— START Data extract —
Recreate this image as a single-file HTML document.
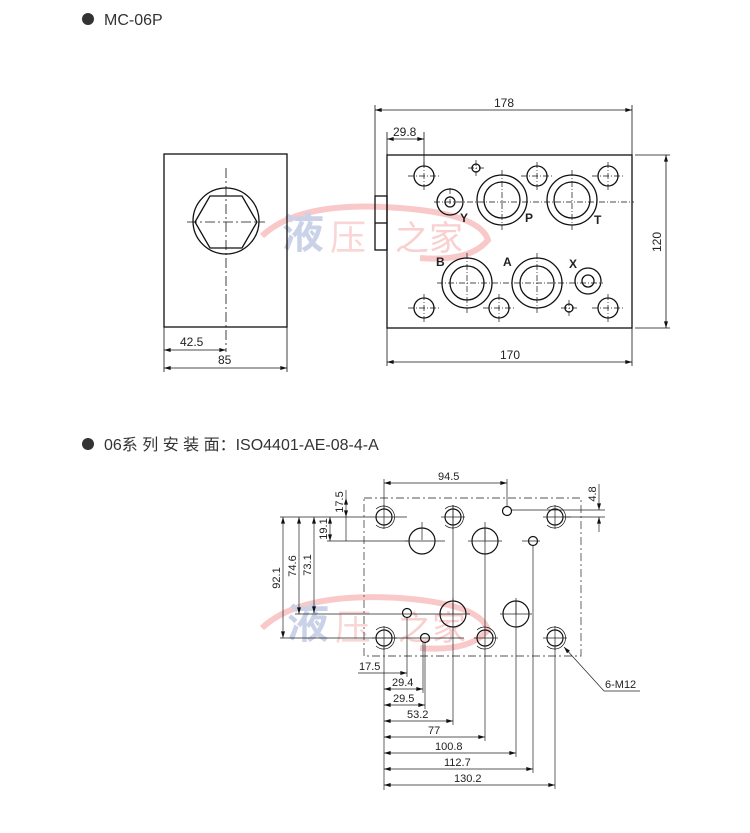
<!DOCTYPE html>
<html><head><meta charset="utf-8"><style>
html,body{margin:0;padding:0;background:#fff;}
svg{display:block}
text{font-family:"Liberation Sans","Noto Sans CJK SC",sans-serif;fill:#222}
</style></head><body>
<svg width="750" height="833" viewBox="0 0 750 833" xmlns="http://www.w3.org/2000/svg">
<defs>
<marker id="a" viewBox="0 0 10 6" refX="10" refY="3" markerWidth="8" markerHeight="4" orient="auto-start-reverse" markerUnits="userSpaceOnUse"><path d="M0,0L10,3L0,6z" fill="#111"/></marker>
</defs>
<!-- watermarks -->
<g opacity="0.35">
<path d="M262,236 Q300,200 400,208 Q480,214 488,240 Q470,262 420,258" fill="none" stroke="#e66" stroke-width="6"/>
<text x="282" y="248" font-size="42" fill="#6b7fc0" style="fill:#6b7fc0" font-family="Noto Serif CJK SC,serif" font-weight="bold">液</text>
<text x="330" y="250" font-size="36" style="fill:#e88">压</text>
<text x="395" y="250" font-size="34" style="fill:#e77">之家</text>
<path d="M262,628 Q300,592 400,598 Q480,604 488,630 Q470,652 420,648" fill="none" stroke="#e66" stroke-width="6"/>
<text x="287" y="638" font-size="42" style="fill:#6b7fc0" font-family="Noto Serif CJK SC,serif" font-weight="bold">液</text>
<text x="335" y="640" font-size="36" style="fill:#e88">压</text>
<text x="398" y="640" font-size="34" style="fill:#e77">之家</text>
</g>

<!-- headers -->
<circle cx="88" cy="19" r="6" fill="#333"/>
<text x="104" y="25" font-size="16" style="fill:#333">MC-06P</text>
<circle cx="88" cy="444" r="6" fill="#333"/>
<text x="104" y="450" font-size="16" style="fill:#333">06系 列 安 装 面：ISO4401-AE-08-4-A</text>

<g stroke="#111" fill="none" stroke-width="1.3">
<!-- left view -->
<rect x="164" y="154" width="123" height="173"/>
<circle cx="226" cy="221" r="33"/>
<polygon points="195,222 210,196 242,196 257,222 242,248 210,248"/>
</g>
<g stroke="#111" fill="none" stroke-width="0.8">
<line x1="226" y1="168" x2="226" y2="352" stroke-dasharray="10,3,2,3"/>
<line x1="187" y1="222" x2="265" y2="222" stroke-dasharray="10,3,2,3"/>
<line x1="164" y1="327" x2="164" y2="372"/>
<line x1="287" y1="327" x2="287" y2="372"/>
<line x1="164" y1="350" x2="226" y2="350" marker-start="url(#a)" marker-end="url(#a)"/>
<line x1="164" y1="368" x2="287" y2="368" marker-start="url(#a)" marker-end="url(#a)"/>
</g>
<text x="180" y="346" font-size="12">42.5</text>
<text x="218" y="364" font-size="12">85</text>

<!-- top plate -->
<g stroke="#111" fill="none" stroke-width="1.3">
<rect x="387" y="155" width="245" height="173"/>
<rect x="375" y="196" width="12" height="54"/>
<line x1="375" y1="223" x2="387" y2="223"/>
<circle cx="424" cy="176" r="10"/><circle cx="537" cy="176" r="10"/><circle cx="608" cy="176" r="10"/>
<circle cx="424" cy="308" r="10"/><circle cx="499" cy="308" r="10"/><circle cx="608" cy="308" r="10"/>
<circle cx="476" cy="168" r="4"/><circle cx="569" cy="308" r="4"/>
<circle cx="450" cy="202" r="13"/><circle cx="450" cy="202" r="5"/>
<circle cx="502" cy="200" r="25"/><circle cx="502" cy="200" r="18"/>
<circle cx="572" cy="200" r="25"/><circle cx="572" cy="200" r="18"/>
<circle cx="467" cy="283" r="25"/><circle cx="467" cy="283" r="17"/>
<circle cx="537" cy="283" r="25"/><circle cx="537" cy="283" r="17"/>
<circle cx="588" cy="281" r="13"/><circle cx="588" cy="281" r="6"/>
</g>
<g stroke="#111" fill="none" stroke-width="0.7" stroke-dasharray="6,2,1,2">
<path d="M408,176h32M424,162v28M521,176h32M537,162v28M592,176h32M608,162v28"/>
<path d="M408,308h32M424,294v28M483,308h32M499,294v28M592,308h32M608,294v28"/>
<path d="M468,168h16M476,160v16M561,308h16M569,300v16"/>
<path d="M434,202h200M450,188v16M502,170v60M572,170v60"/>
<path d="M437,283h166M467,253v60M537,253v60"/>
</g>
<g stroke="#111" fill="none" stroke-width="0.8">
<line x1="375" y1="105" x2="375" y2="196"/>
<line x1="632" y1="105" x2="632" y2="155"/>
<line x1="375" y1="110" x2="632" y2="110" marker-start="url(#a)" marker-end="url(#a)"/>
<line x1="387" y1="132" x2="387" y2="155"/>
<line x1="424" y1="132" x2="424" y2="166"/>
<line x1="387" y1="139" x2="424" y2="139" marker-start="url(#a)" marker-end="url(#a)"/>
<line x1="635" y1="155" x2="670" y2="155"/>
<line x1="635" y1="328" x2="670" y2="328"/>
<line x1="666" y1="155" x2="666" y2="328" marker-start="url(#a)" marker-end="url(#a)"/>
<line x1="387" y1="328" x2="387" y2="366"/>
<line x1="632" y1="328" x2="632" y2="366"/>
<line x1="387" y1="362" x2="632" y2="362" marker-start="url(#a)" marker-end="url(#a)"/>
</g>
<text x="494" y="107" font-size="12">178</text>
<text x="393" y="136" font-size="12">29.8</text>
<text x="500" y="359" font-size="12">170</text>
<text x="661" y="242" font-size="12" transform="rotate(-90 661 242)" text-anchor="middle">120</text>
<g font-size="12" font-weight="bold">
<text x="460" y="222">Y</text><text x="525" y="222">P</text><text x="594" y="224">T</text>
<text x="436" y="266">B</text><text x="503" y="266">A</text><text x="569" y="268">X</text>
</g>

<!-- bottom mounting face -->
<g stroke="#555" fill="none" stroke-width="0.9" stroke-dasharray="8,3,2,3">
<rect x="364" y="498" width="217" height="158"/>
</g>
<g stroke="#111" fill="none" stroke-width="1.2">
<circle cx="384" cy="517" r="8"/><circle cx="453" cy="517" r="8"/><circle cx="555" cy="517" r="8"/>
<circle cx="384" cy="638" r="8"/><circle cx="485" cy="638" r="8"/><circle cx="555" cy="638" r="8"/>
<circle cx="422" cy="541" r="13"/><circle cx="485" cy="541" r="13"/>
<circle cx="453" cy="614" r="13"/><circle cx="516" cy="614" r="13"/>
<circle cx="507" cy="511" r="4.5"/><circle cx="533" cy="541" r="4.5"/>
<circle cx="407" cy="613" r="4.5"/><circle cx="425" cy="638" r="4.5"/>
</g>
<g stroke="#111" fill="none" stroke-width="0.7">
<path d="M376,509a11,11 0 1,1 0,16M445,509a11,11 0 1,1 0,16M547,509a11,11 0 1,1 0,16"/>
<path d="M376,630a11,11 0 1,1 0,16M477,630a11,11 0 1,1 0,16M547,630a11,11 0 1,1 0,16"/>
</g>
<g stroke="#222" fill="none" stroke-width="0.7">
<!-- center lines -->
<path d="M372,517h35M384,505v24M441,517h24M453,505v24M543,517h28M555,505v24"/>
<path d="M372,638h25M384,626v24M474,638h24M543,638h24M555,626v24"/>
<path d="M405,541h40M468,541h34M522,541h18M422,522v18M485,522v18"/>
<path d="M440,614h30M500,614h32M453,598v16M516,598v16"/>
<!-- horizontal extension lines -->
<line x1="280" y1="517" x2="372" y2="517"/>
<line x1="327" y1="541" x2="408" y2="541"/>
<line x1="295" y1="614" x2="442" y2="614"/>
<line x1="280" y1="638" x2="464" y2="638"/>
<!-- vertical dims -->
<line x1="283" y1="517" x2="283" y2="638" marker-start="url(#a)" marker-end="url(#a)"/>
<line x1="299" y1="517" x2="299" y2="614" marker-start="url(#a)" marker-end="url(#a)"/>
<line x1="314" y1="517" x2="314" y2="613" marker-start="url(#a)" marker-end="url(#a)"/>
<line x1="330" y1="517" x2="330" y2="541" marker-start="url(#a)" marker-end="url(#a)"/>
<line x1="346" y1="490" x2="346" y2="498"/>
<line x1="346" y1="498" x2="346" y2="517" marker-start="url(#a)" marker-end="url(#a)"/>
<line x1="346" y1="517" x2="346" y2="541"/>
<!-- 94.5 -->
<line x1="384" y1="479" x2="384" y2="509"/>
<line x1="507" y1="479" x2="507" y2="506"/>
<line x1="384" y1="483" x2="507" y2="483" marker-start="url(#a)" marker-end="url(#a)"/>
<!-- 4.8 -->
<line x1="511" y1="510" x2="605" y2="510"/>
<line x1="563" y1="517" x2="605" y2="517"/>
<line x1="599" y1="484" x2="599" y2="510" marker-end="url(#a)"/>
<line x1="599" y1="532" x2="599" y2="517" marker-end="url(#a)"/>
<!-- vertical ext lines down -->
<line x1="384" y1="646" x2="384" y2="790"/>
<line x1="407" y1="617" x2="407" y2="677"/>
<line x1="423" y1="642" x2="423" y2="693"/>
<line x1="425" y1="642" x2="425" y2="709"/>
<line x1="453" y1="505" x2="453" y2="725"/>
<line x1="485" y1="528" x2="485" y2="741"/>
<line x1="516" y1="601" x2="516" y2="757"/>
<line x1="533" y1="546" x2="533" y2="773"/>
<line x1="555" y1="646" x2="555" y2="789"/>
<!-- horizontal dims -->
<line x1="358" y1="673" x2="407" y2="673" marker-end="url(#a)"/>
<line x1="384" y1="689" x2="423" y2="689" marker-start="url(#a)" marker-end="url(#a)"/>
<line x1="384" y1="705" x2="425" y2="705" marker-start="url(#a)" marker-end="url(#a)"/>
<line x1="384" y1="721" x2="453" y2="721" marker-start="url(#a)" marker-end="url(#a)"/>
<line x1="384" y1="737" x2="485" y2="737" marker-start="url(#a)" marker-end="url(#a)"/>
<line x1="384" y1="753" x2="516" y2="753" marker-start="url(#a)" marker-end="url(#a)"/>
<line x1="384" y1="769" x2="533" y2="769" marker-start="url(#a)" marker-end="url(#a)"/>
<line x1="384" y1="785" x2="555" y2="785" marker-start="url(#a)" marker-end="url(#a)"/>
<!-- leader -->
<line x1="604" y1="691" x2="564" y2="647" marker-end="url(#a)"/>
<line x1="604" y1="691" x2="640" y2="691"/>
</g>
<g font-size="11">
<text x="438" y="480">94.5</text>
<text x="359" y="670">17.5</text>
<text x="392" y="686">29.4</text>
<text x="393" y="702">29.5</text>
<text x="407" y="718">53.2</text>
<text x="428" y="734">77</text>
<text x="435" y="750">100.8</text>
<text x="444" y="766">112.7</text>
<text x="454" y="782">130.2</text>
<text x="605" y="688">6-M12</text>
<text transform="translate(280 578) rotate(-90)" text-anchor="middle">92.1</text>
<text transform="translate(296 566) rotate(-90)" text-anchor="middle">74.6</text>
<text transform="translate(311 565) rotate(-90)" text-anchor="middle">73.1</text>
<text transform="translate(327 529) rotate(-90)" text-anchor="middle">19.1</text>
<text transform="translate(343 502) rotate(-90)" text-anchor="middle">17.5</text>
<text transform="translate(596 494) rotate(-90)" text-anchor="middle">4.8</text>
</g>
</svg>
</body></html>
— END Data extract —
→ The exercise: Skip the pictures and restate exactly the lines from the beginning of the listing to the line with "安 装 面：ISO4401-AE-08-4-A</text>", that line included.

→ Response:
Recreate this image as a single-file HTML document.
<!DOCTYPE html>
<html><head><meta charset="utf-8"><style>
html,body{margin:0;padding:0;background:#fff;}
svg{display:block}
text{font-family:"Liberation Sans","Noto Sans CJK SC",sans-serif;fill:#222}
</style></head><body>
<svg width="750" height="833" viewBox="0 0 750 833" xmlns="http://www.w3.org/2000/svg">
<defs>
<marker id="a" viewBox="0 0 10 6" refX="10" refY="3" markerWidth="8" markerHeight="4" orient="auto-start-reverse" markerUnits="userSpaceOnUse"><path d="M0,0L10,3L0,6z" fill="#111"/></marker>
</defs>
<!-- watermarks -->
<g opacity="0.35">
<path d="M262,236 Q300,200 400,208 Q480,214 488,240 Q470,262 420,258" fill="none" stroke="#e66" stroke-width="6"/>
<text x="282" y="248" font-size="42" fill="#6b7fc0" style="fill:#6b7fc0" font-family="Noto Serif CJK SC,serif" font-weight="bold">液</text>
<text x="330" y="250" font-size="36" style="fill:#e88">压</text>
<text x="395" y="250" font-size="34" style="fill:#e77">之家</text>
<path d="M262,628 Q300,592 400,598 Q480,604 488,630 Q470,652 420,648" fill="none" stroke="#e66" stroke-width="6"/>
<text x="287" y="638" font-size="42" style="fill:#6b7fc0" font-family="Noto Serif CJK SC,serif" font-weight="bold">液</text>
<text x="335" y="640" font-size="36" style="fill:#e88">压</text>
<text x="398" y="640" font-size="34" style="fill:#e77">之家</text>
</g>

<!-- headers -->
<circle cx="88" cy="19" r="6" fill="#333"/>
<text x="104" y="25" font-size="16" style="fill:#333">MC-06P</text>
<circle cx="88" cy="444" r="6" fill="#333"/>
<text x="104" y="450" font-size="16" style="fill:#333">06系 列 安 装 面：ISO4401-AE-08-4-A</text>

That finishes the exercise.